The UN also helped to reduce
blockades and, here and there, to heal relations. Then, in April 1967 the
situation deteriorated when a military junta seized power in Greece and
determined to do something effective about the Cyprus situation. Unable to
achieve an agreement with Turkey the junta prompted more decisive action in
Cyprus for enosis, but increasingly ran into opposition of Makarios, who was
becoming disenchanted with the Greek connection, especially of liaison with the
Greek junta.
In November 1967 Grivas,
seizing the initiative, led a planned attack on two Turkish-Cypriot villages in
the south of the island (Kophinou and Ayios Theodhoros) fearing apparently, on
the best construction, that the Turks might be seeking from these defended areas
to control the Nicosia-Limassol road. The villages were overrun with many
casualties. Turkey threatened air strikes. The Greek forces withdrew after
serious casualties had been suffered by the Turkish-Cypriots. In Turkey, under
pressure of public opinion, the Turkish government (under Süleyman Demirel)

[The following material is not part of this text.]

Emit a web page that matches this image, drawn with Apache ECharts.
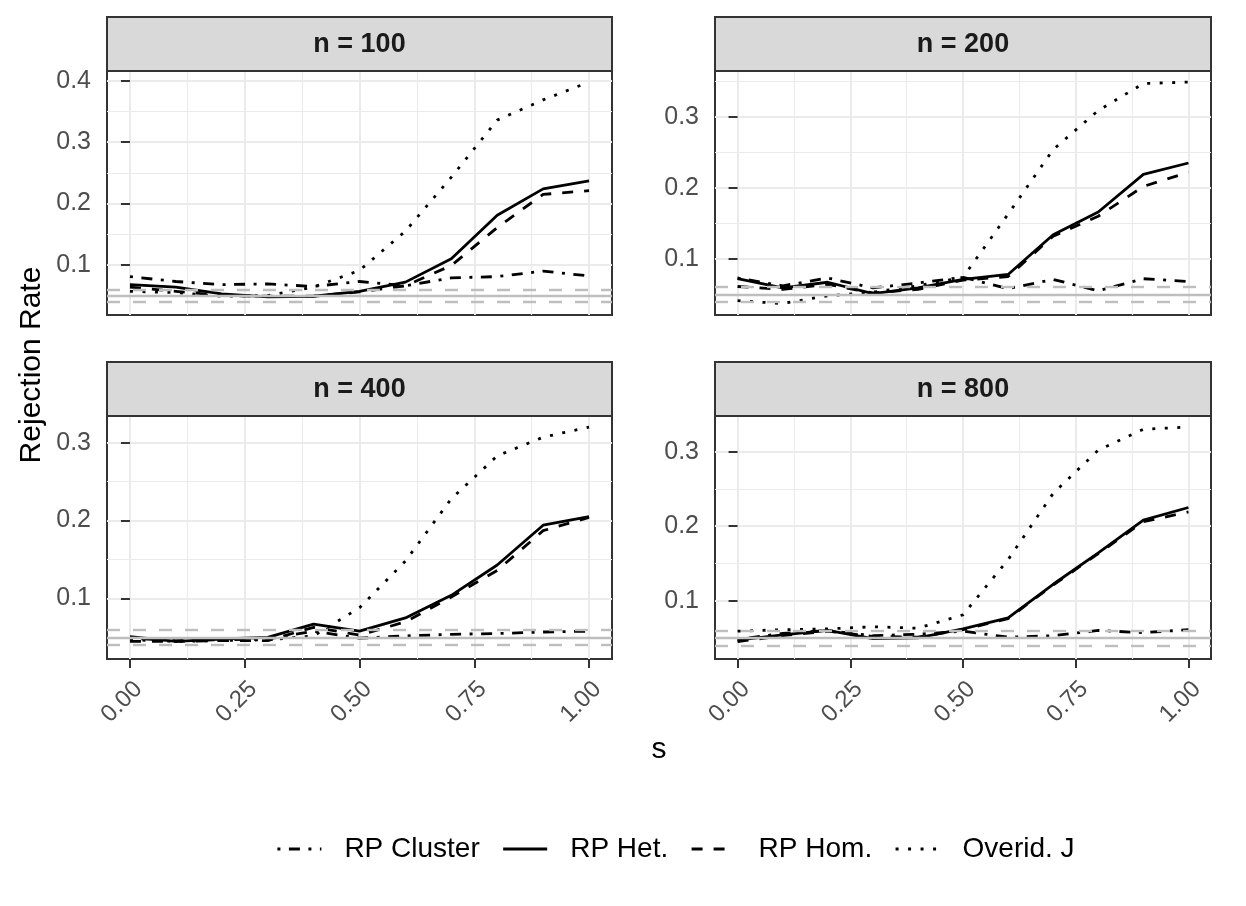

demanded that Greece should forthwith withdraw her troops from Cyprus. Greece
refused. Serious preparations for war were made by Turkey.

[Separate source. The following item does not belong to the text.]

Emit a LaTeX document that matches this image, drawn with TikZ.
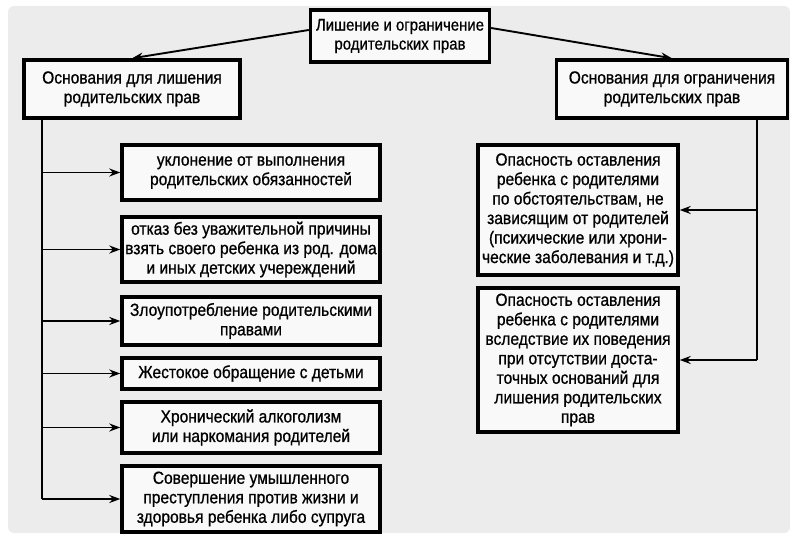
\documentclass[tikz,border=0pt]{standalone}
\usepackage{fontspec}
\setmainfont{Liberation Sans}[FakeStretch=0.89, FakeBold=0.8]
\usepackage{tikz}
\usetikzlibrary{calc, arrows.meta}

\definecolor{bggray}{HTML}{ECECEC}
\definecolor{boxfill}{HTML}{F9F9F9}

\tikzset{
	box/.style = {draw, line width = 3.4pt, fill = boxfill, align = center, inner sep = 2pt,
		font = \fontsize{17.5}{19.5}\selectfont},
	link/.style = {-{Stealth[length = 11pt, width = 8pt]}, line width = 1.9pt}
}

\begin{document}
\begin{tikzpicture}[x = 1pt, y = -1pt]
		%page and background
		\useasboundingbox (0,0) rectangle (800,540);
		\fill [bggray, rounded corners = 6pt] (8,6) rectangle (790,533);
		
		%title
		\node [box, minimum width = 179pt, minimum height = 52pt, font = \fontsize{16.8}{19}\selectfont] (top) at (400,36) {Лишение и ограничение\\родительских прав};
		
		%two branches
		\node [box, minimum width = 216pt, minimum height = 58pt] (lhead) at (132,89) {Основания для лишения\\родительских прав};
		\node [box, minimum width = 231pt, minimum height = 58pt] (rhead) at (672,89) {Основания для ограничения\\родительских прав};
		
		\draw [link] ($(top.west)+(0,-6)$) -- (lhead.north);
		\draw [link] ($(top.east)+(0,-8)$) -- (rhead.north);
		
		%grounds for deprivation
		\node [box, minimum width = 258pt, minimum height = 55pt] (l1) at (251,172.5) {уклонение от выполнения\\родительских обязанностей};
		\node [box, minimum width = 258pt, minimum height = 65pt] (l2) at (251,249.5) {отказ без уважительной причины\\взять своего ребенка из род. дома\\и иных детских учереждений};
		\node [box, minimum width = 258pt, minimum height = 48pt] (l3) at (251,321) {Злоупотребление родительскими\\правами};
		\node [box, minimum width = 258pt, minimum height = 31pt] (l4) at (251,373.5) {Жестокое обращение с детьми};
		\node [box, minimum width = 258pt, minimum height = 51pt] (l5) at (251,427.5) {Хронический алкоголизм\\или наркомания родителей};
		\node [box, minimum width = 258pt, minimum height = 66pt] (l6) at (251,499) {Совершение умышленного\\преступления против жизни и\\здоровья ребенка либо супруга};
		
		%grounds for restriction
		\node [box, minimum width = 200pt, minimum height = 130pt] (r1) at (578,210) {Опасность оставления\\ребенка с родителями\\по обстоятельствам, не\\зависящим от родителей\\(психические или хрони-\\ческие заболевания и т.д.)};
		\node [box, minimum width = 200pt, minimum height = 144pt] (r2) at (578,360) {Опасность оставления\\ребенка с родителями\\вследствие их поведения\\при отсутствии доста-\\точных оснований для\\лишения родительских\\прав};
		
		%left trunk
		\coordinate (lt) at ($(lhead.south west)+(20,0)$);
		\draw [line width = 1.9pt] (lt) -- (lt |- l6.west);
		\foreach \n in {l1, l2, l3, l4, l5, l6}
			\draw [link] (lt |- \n.west) -- (\n.west);
		
		%right trunk
		\coordinate (rt) at ($(rhead.south east)+(-32,0)$);
		\draw [line width = 1.9pt] (rt) -- (rt |- r2.east);
		\foreach \n in {r1, r2}
			\draw [link] (rt |- \n.east) -- (\n.east);
	\end{tikzpicture}
\end{document}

President Johnson sent Cyrus
Vance to act as intermediary. Turkey refused a staged withdrawal, but accepted
an `accelerated' withdrawal and the immediate return of Grivas to Greece. At
home the Demirel government was accused of feebleness in not taking a firmer
action, but it was a considerable Turkish victory, and finally disabused
Makarios of any hopes of effective Greek military support.